PROBLEM TO WORK ON: Find all lines in the listing that include the word "diagram", then copy them.

+ + + +

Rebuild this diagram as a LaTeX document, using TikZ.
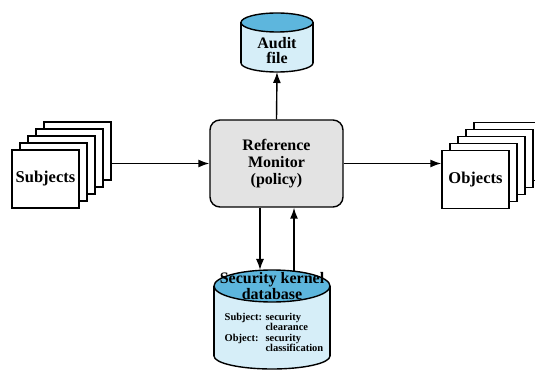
\documentclass[tikz,border=0pt]{standalone}
\usepackage{fontspec}
\setmainfont{Liberation Serif}
\usetikzlibrary{arrows.meta}
\definecolor{boxgray}{HTML}{E3E3E3}
\definecolor{dbtop}{HTML}{5DB6DD}
\definecolor{dbbody}{HTML}{D6EEF8}
\tikzset{
  fleche/.style={line width=1.4pt, -{Latex[length=11pt,width=8pt]}},
  feuille/.style={rectangle, draw, line width=1.4pt, fill=white, minimum width=67pt, minimum height=58pt, font=\bfseries\fontsize{16.5}{18}\selectfont},
  trait/.style={line width=1.4pt}
}
\begin{document}
\begin{tikzpicture}
	\begin{scope}[x=1pt,y=-1pt]
	\clip (0,0) rectangle (535,371);
	% la base de donnees du noyau
	\filldraw[trait, fill=dbbody] (272,356) ellipse [x radius=58, y radius=13];
	\fill[dbbody] (214,286) rectangle (330,356);
	\draw[trait] (214,286) -- (214,356);
	\draw[trait] (330,286) -- (330,356);
	\filldraw[trait, fill=dbtop] (272,286) ellipse [x radius=58, y radius=16];
	\node (K) at (272,286) [inner sep=0, align=center, font=\bfseries\fontsize{16}{12.5}\selectfont] {Security kernel\\database};
	\node (D) at (274,334) [inner sep=0, font=\bfseries\fontsize{10.5}{10}\selectfont]
	  {\begin{tabular}{@{}l@{ }l@{}}Subject: & security\\ & clearance\\Object: & security\\ & classification\end{tabular}};
	% le fichier d'audit
	\filldraw[trait, fill=dbbody] (277,63) ellipse [x radius=36, y radius=9];
	\fill[dbbody] (241,22.5) rectangle (313,63);
	\draw[trait] (241,22.5) -- (241,63);
	\draw[trait] (313,22.5) -- (313,63);
	\filldraw[trait, fill=dbtop] (277,22.5) ellipse [x radius=36, y radius=9.5];
	\node (F) at (277,51) [inner sep=0, align=center, font=\bfseries\fontsize{16}{15}\selectfont] {Audit\\file};
	\coordinate (Fb) at (277,72);
	\coordinate (Kin) at (260,270);
	\coordinate (Kout) at (294,271);
	% le moniteur
	\node (M) at (276.5,163.5) [rectangle, rounded corners=10pt, draw, line width=1.4pt, fill=boxgray, minimum width=133pt, minimum height=87pt, align=center, font=\bfseries\fontsize{16}{17}\selectfont] {Reference\\Monitor\\(policy)};
	% les piles
	\foreach \i in {4,3,2,1} {
	  \node (S\i) at (45.5+8*\i,179-7*\i) [feuille] {};
	  \node (O\i) at (475.5+8*\i,179.5-7*\i) [feuille] {};
	}
	\node (S0) at (45.5,179) [feuille] {Subjects};
	\node (O0) at (475.5,179.5) [feuille] {Objects};
	\draw[fleche] (M.west -| S4.east) -- (M.west);
	\draw[fleche] (M.east) -- (M.east -| O0.west);
	\draw[fleche] (M.north) -- (Fb);
	\draw[fleche] (M.south -| Kin) -- (Kin);
	\draw[fleche] (Kout) -- (Kout |- M.south);
	\end{scope}
\end{tikzpicture}
\end{document}
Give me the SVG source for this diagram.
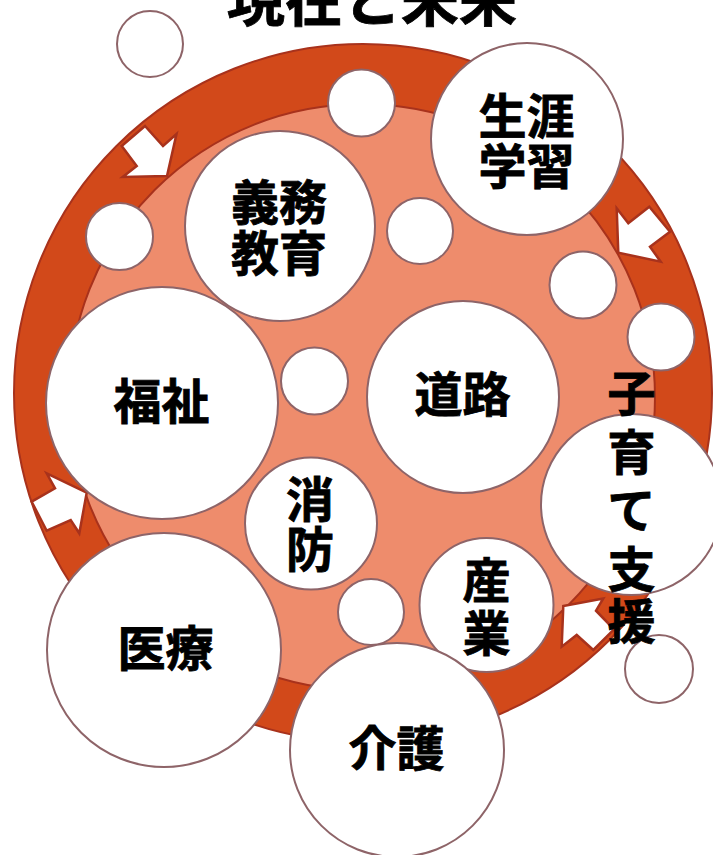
<svg xmlns="http://www.w3.org/2000/svg" width="713" height="855" viewBox="0 0 713 855">
<style>
.ring{fill:#D2491A;stroke:#A8321C;stroke-width:2}
.inner{fill:#EE8C6C;stroke:#A8321C;stroke-width:2}
.arrow{fill:#FFFFFF;stroke:#A8321C;stroke-width:2.5;stroke-linejoin:miter}
.c{fill:#FFFFFF;stroke:#8E6468;stroke-width:2}
.t{font-family:"Noto Sans CJK JP","Noto Sans CJK SC",sans-serif;font-weight:bold;font-size:48px;fill:#000000;stroke:#000000;stroke-width:0.8;text-anchor:middle}
.title{font-family:"Noto Sans CJK JP","Noto Sans CJK SC",sans-serif;font-weight:bold;font-size:58px;fill:#000000;stroke:#000000;stroke-width:0.8;text-anchor:middle}
</style>
<rect width="713" height="855" fill="#FFFFFF"/>
<text class="title" x="372" y="21">現在と未来</text>
<g id="cycle">
<circle class="ring" cx="363" cy="393" r="349"/>
<circle class="inner" cx="362" cy="397" r="293"/>
</g>
<g id="connectors">
<polygon class="arrow" points="121.7,146 145,126 163,146 176.5,134 167,176 122.7,177 136.7,166"/>
<polygon class="arrow" points="616.7,208.3 628.3,223.3 649.3,206.7 670,231.7 650,246.7 660.7,261.7 618.3,252.7"/>
<polygon class="arrow" points="31.7,501.7 55,488.3 46.7,473.3 86.7,492.7 79.3,533.3 70.7,520 46.7,530.7"/>
<polygon class="arrow" points="563.3,606 603.3,598.5 596,610.7 614,629.3 593.3,650 576.7,635 561.7,646.7"/>
</g>
<g id="bubble-s1"><circle class="c" cx="150" cy="44" r="33"/></g>
<g id="bubble-s2"><circle class="c" cx="361.5" cy="103" r="33.5"/></g>
<g id="bubble-s3"><circle class="c" cx="119.5" cy="236.5" r="33.5"/></g>
<g id="bubble-s4"><circle class="c" cx="420" cy="231" r="33"/></g>
<g id="bubble-s5"><circle class="c" cx="583" cy="285" r="33.5"/></g>
<g id="bubble-s6"><circle class="c" cx="661" cy="337" r="33.5"/></g>
<g id="bubble-s7"><circle class="c" cx="314.5" cy="381" r="33.5"/></g>
<g id="bubble-s8"><circle class="c" cx="371" cy="612" r="33"/></g>
<g id="bubble-s9"><circle class="c" cx="659" cy="669" r="34"/></g>
<g id="shogai">
<circle class="c" cx="527" cy="139" r="96"/>
<text class="t"><tspan x="526.5" y="134">生涯</tspan><tspan x="526.5" y="184">学習</tspan></text>
</g>
<g id="gimu">
<circle class="c" cx="280" cy="226" r="95"/>
<text class="t"><tspan x="279" y="220">義務</tspan><tspan x="279" y="271">教育</tspan></text>
</g>
<g id="fukushi">
<circle class="c" cx="162" cy="403" r="116"/>
<text class="t" x="161.5" y="419">福祉</text>
</g>
<g id="doro">
<circle class="c" cx="463" cy="397" r="96"/>
<text class="t" x="462.5" y="412">道路</text>
</g>
<g id="shobo">
<circle class="c" cx="311" cy="523.5" r="66"/>
<text class="t"><tspan x="310" y="517">消</tspan><tspan x="310" y="567">防</tspan></text>
</g>
<g id="iryo">
<circle class="c" cx="164" cy="650" r="117"/>
<text class="t" x="165.5" y="666">医療</text>
</g>
<g id="sangyo">
<circle class="c" cx="486.5" cy="605" r="67"/>
<text class="t"><tspan x="486.5" y="598">産</tspan><tspan x="486.5" y="651">業</tspan></text>
</g>
<g id="kaigo">
<circle class="c" cx="397" cy="750" r="107"/>
<text class="t" x="396.5" y="766">介護</text>
</g>
<g id="kosodate">
<circle class="c" cx="631.5" cy="504.5" r="90.5"/>
<text class="t"><tspan x="631.5" y="411">子</tspan><tspan x="631.5" y="470">育</tspan><tspan x="631.5" y="528">て</tspan><tspan x="631.5" y="587">支</tspan><tspan x="631.5" y="639">援</tspan></text>
</g>
</svg>
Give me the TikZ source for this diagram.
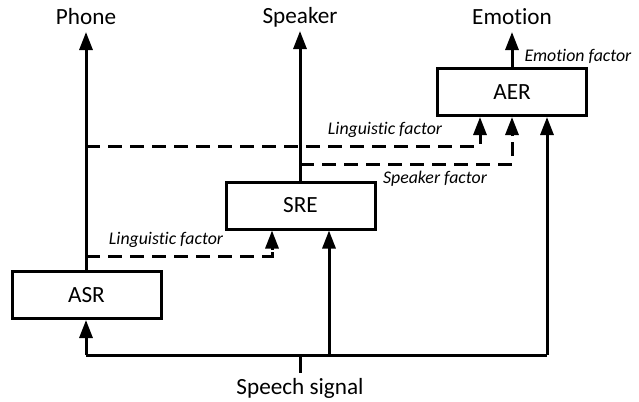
\documentclass[tikz,border=0pt]{standalone}
\usepackage{fontspec}
\setmainfont{Carlito}[Ligatures=NoCommon]
\usetikzlibrary{arrows.meta}
\begin{document}
\begin{tikzpicture}[x=0.5pt,y=-0.5pt,
  line width=1.5pt,
  box/.style={draw,rectangle,line width=1.5pt,minimum width=74.5pt,minimum height=23.5pt,inner sep=0pt,font=\fontsize{11.6}{14}\selectfont},
  lbl/.style={inner sep=0pt,font=\fontsize{11.6}{14}\selectfont},
  fac/.style={inner sep=0pt,font=\fontsize{8.9}{11}\selectfont\itshape},
  arr/.style={-{Triangle[length=9pt,width=6.5pt]}},
  dsh/.style={dash pattern=on 7pt off 4pt}
]
\fill[white] (0,0) rectangle (639,402);
\useasboundingbox (0,0) rectangle (639,402);
% boxes
\node[box] (ASR) at (86.5,295) {ASR};
\node[box] (SRE) at (300.5,205.5) {SRE};
\node[box] (AER) at (512,92) {AER};
% outputs
\node[lbl] (phone) at (86,17) {Phone};
\node[lbl] (speaker) at (300,17) {Speaker};
\node[lbl] (emotion) at (512,17) {Emotion};
\node[lbl] (speech) at (300,388) {Speech signal};
% coordinates
\coordinate (phtop) at (86,32);
\coordinate (sptop) at (300,31);
\coordinate (emtop) at (512,32);
\coordinate (bl) at (86,355);
\coordinate (br) at (547,355);
\coordinate (bm) at (300,355);
\coordinate (bsre) at (329,355);
\coordinate (stub) at (300,373);
\coordinate (l1a) at (86,256);
\coordinate (l1b) at (272,256);
\coordinate (l2a) at (86,146);
\coordinate (l2b) at (480,146);
\coordinate (s1a) at (300,164);
\coordinate (s1b) at (512,164);
% output arrows
\draw[arr] (ASR.north -| phtop) -- (phtop);
\draw[arr] (SRE.north -| sptop) -- (sptop);
\draw[arr] (AER.north -| emtop) -- (emtop);
% input
\draw (bl) -- (br);
\draw (bm) -- (stub);
\draw[arr] (bl) -- (ASR.south -| bl);
\draw[arr] (bsre) -- (SRE.south -| bsre);
\draw[arr] (br) -- (AER.south -| br);
% dashed factors
\draw[dsh] (l1a) -- (l1b) -- ([yshift=-9pt]SRE.south -| l1b);
\draw[arr] ([yshift=-9.5pt]SRE.south -| l1b) -- (SRE.south -| l1b);
\draw[dsh] (l2a) -- (l2b) -- ([yshift=-9pt]AER.south -| l2b);
\draw[arr] ([yshift=-9.5pt]AER.south -| l2b) -- (AER.south -| l2b);
\draw[dsh] (s1a) -- (s1b) -- ([yshift=-9pt]AER.south -| s1b);
\draw[arr] ([yshift=-9.5pt]AER.south -| s1b) -- (AER.south -| s1b);
% labels
\node[fac] (lf1) at (166,240) {Linguistic factor};
\node[fac] (lf2) at (385,130) {Linguistic factor};
\node[fac] (sf) at (435,179) {Speaker factor};
\node[fac,anchor=west] (ef) at (523,56) {Emotion factor};
\end{tikzpicture}
\end{document}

+ + + +

EXPECTED ANSWER:
Rebuild this diagram as a LaTeX document, using TikZ.
Give me the SVG source for this diagram.
Give me the TikZ source for this diagram.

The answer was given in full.